The third motive which leads religious Anglicans to hold the doctrine in question is one of a personal nature, but of no unworthy sort. Though they think it a duty to hold off from us, they cannot be easy at their own separation from the orbis terrarum and from the Apostolic {220} See, which is the consequence of it; and the pain it causes them, and the expedient they take to get relieved of it, should interest us in their favour, since these are the measures of the real hold which, in spite of their still shrinking from the Church, Catholic principles and ideas have upon the intellects and affections.

These remarks, however, in favour of the advocates of what may be called the Anglican paradox, are quite consistent with a serious apprehension, that there are those among them, known of course only to God, who make that paradox the excuse for stifling an inquiry which conscience tells them they ought to pursue, and turning away from the light which otherwise would lead them to the Church. And next, as to this paradox itself, all the learning, all the argumentative skill of its ablest champions, would fail in proving that two sovereign states were numerically one state, even though they happened to have the same parentage, the same language, the same form of government; and yet the gulf between Rome and England, which is greater than this demarcation between state and state, men like Mr. Palmer merely call "an interruption of external union."

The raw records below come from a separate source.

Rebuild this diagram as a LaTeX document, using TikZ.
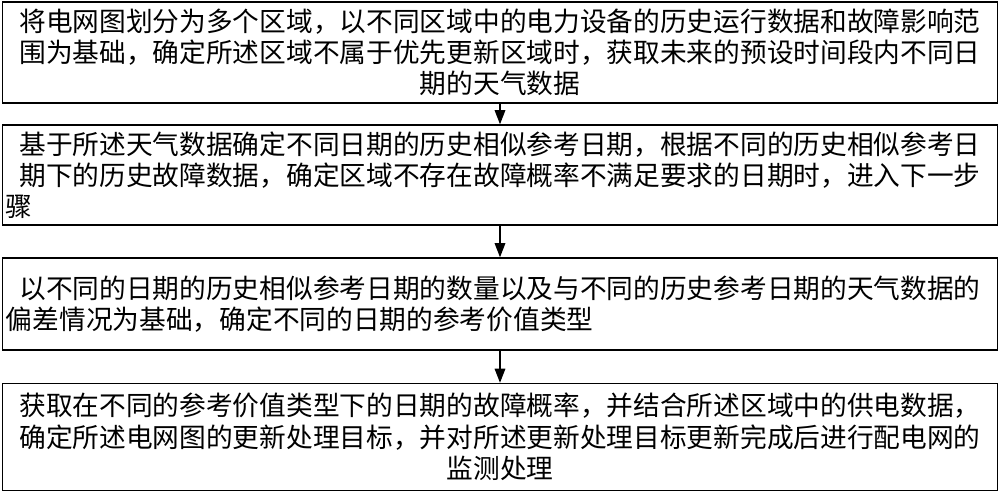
\documentclass[tikz,border=0pt]{standalone}
\usepackage{fontspec}
\newfontfamily\cjk{Noto Sans CJK SC}
\usetikzlibrary{arrows.meta}
\begin{document}
\begin{tikzpicture}[x=0.02cm,y=-0.02cm,
  box/.style={draw,line width=0.8pt,minimum width=19.9cm,align=center,font=\cjk\fontsize{15.2pt}{17.8pt}\selectfont,inner sep=0pt},
  arr/.style={-{Triangle[length=8pt,width=6pt]},line width=0.8pt}]
\useasboundingbox (0,0) rectangle (1000,493);
\node[box,minimum height=101*0.02cm] (a) at (500,52.5) {将电网图划分为多个区域，以不同区域中的电力设备的历史运行数据和故障影响范\\围为基础，确定所述区域不属于优先更新区域时，获取未来的预设时间段内不同日\\期的天气数据};
\node[box,minimum height=100*0.02cm] (b) at (500,175) {基于所述天气数据确定不同日期的历史相似参考日期，根据不同的历史相似参考日\\期下的历史故障数据，确定区域不存在故障概率不满足要求的日期时，进入下一步\\骤\hspace*{36em}};
\node[box,minimum height=92*0.02cm] (c) at (500,304) {以不同的日期的历史相似参考日期的数量以及与不同的历史参考日期的天气数据的\\偏差情况为基础，确定不同的日期的参考价值类型\hspace*{15em}};
\node[box,minimum height=107*0.02cm] (d) at (500,437) {获取在不同的参考价值类型下的日期的故障概率，并结合所述区域中的供电数据，\\确定所述电网图的更新处理目标，并对所述更新处理目标更新完成后进行配电网的\\监测处理};
\draw[arr] (a) -- (b);
\draw[arr] (b) -- (c);
\draw[arr] (c) -- (d);
\end{tikzpicture}
\end{document}
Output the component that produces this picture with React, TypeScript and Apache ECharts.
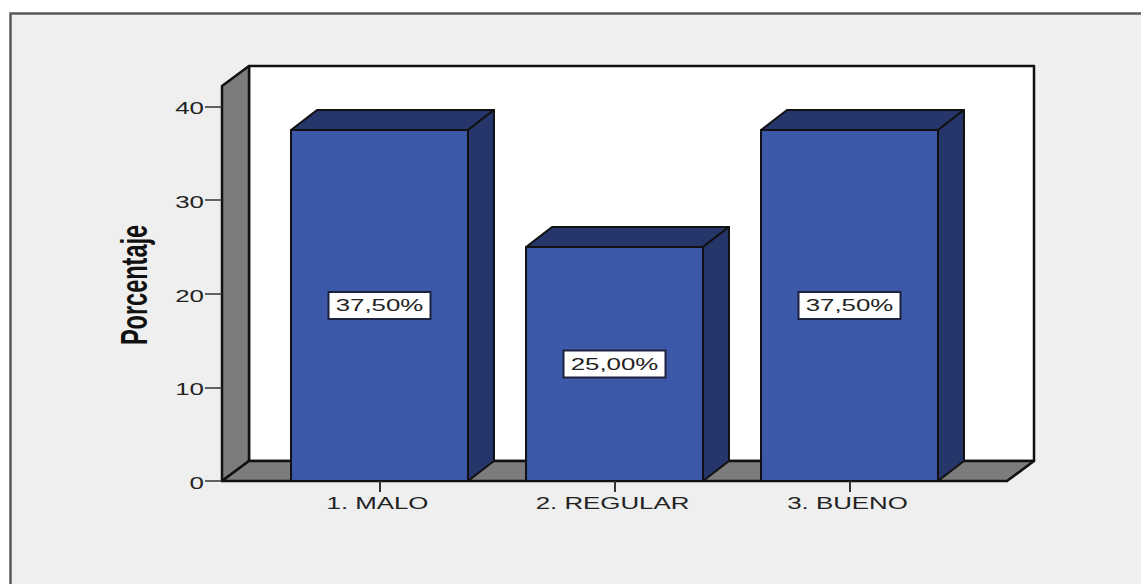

On this subject, many years ago I wrote as follows:

"It may be possibly suggested that the universality, which the Fathers ascribe to the Catholic Church, lay in its Apostolical descent, or again in its Episcopacy; and that it was one, not as being one kingdom or civitas at unity with itself, with one and the same intelligence in every part, one sympathy, one ruling principle, one organization, one communion, but because, though consisting of a number of independent communions, at variance (if so be) with each other even to a breach of intercourse, nevertheless all these were possessed of a legitimate succession of clergy, or all governed by {221} bishops, priests, and deacons. But who will in seriousness maintain that relationship, or that resemblance, makes two bodies one? England and Prussia are two monarchies; are they therefore one kingdom? England and the United States are from one stock; can they therefore be called one state? England and Ireland are peopled by different races; yet do not they form one kingdom notwithstanding? If unity lies in the Apostolical Succession, an act of schism is from the nature of the case impossible; for, as no one can reverse his parentage, so no Church can undo the fact, that its clergy have come by lineal descent from the Apostles. Either there is no such sin as schism, or unity does not lie in the episcopal form or in episcopal ordination. And this is felt by the controversialists to whom I am referring, for they are in consequence obliged to invent a sin, and to consider not division of Church from Church, but the interference of Church with Church to be the sin of schism, as if local dioceses and bishops with restraint were more than ecclesiastical arrangements and bye-laws of the Church, however sacred, while schism is a sin against her essence," etc., etc.—Developm. of Doctrine, chap. iv., Sec. 2, [chap. vi., sec. 2, ed. 1878]; (vid. also Loss and Gain, part ii., chap. 17, 18; Angl. Difficult., Lecture 6.)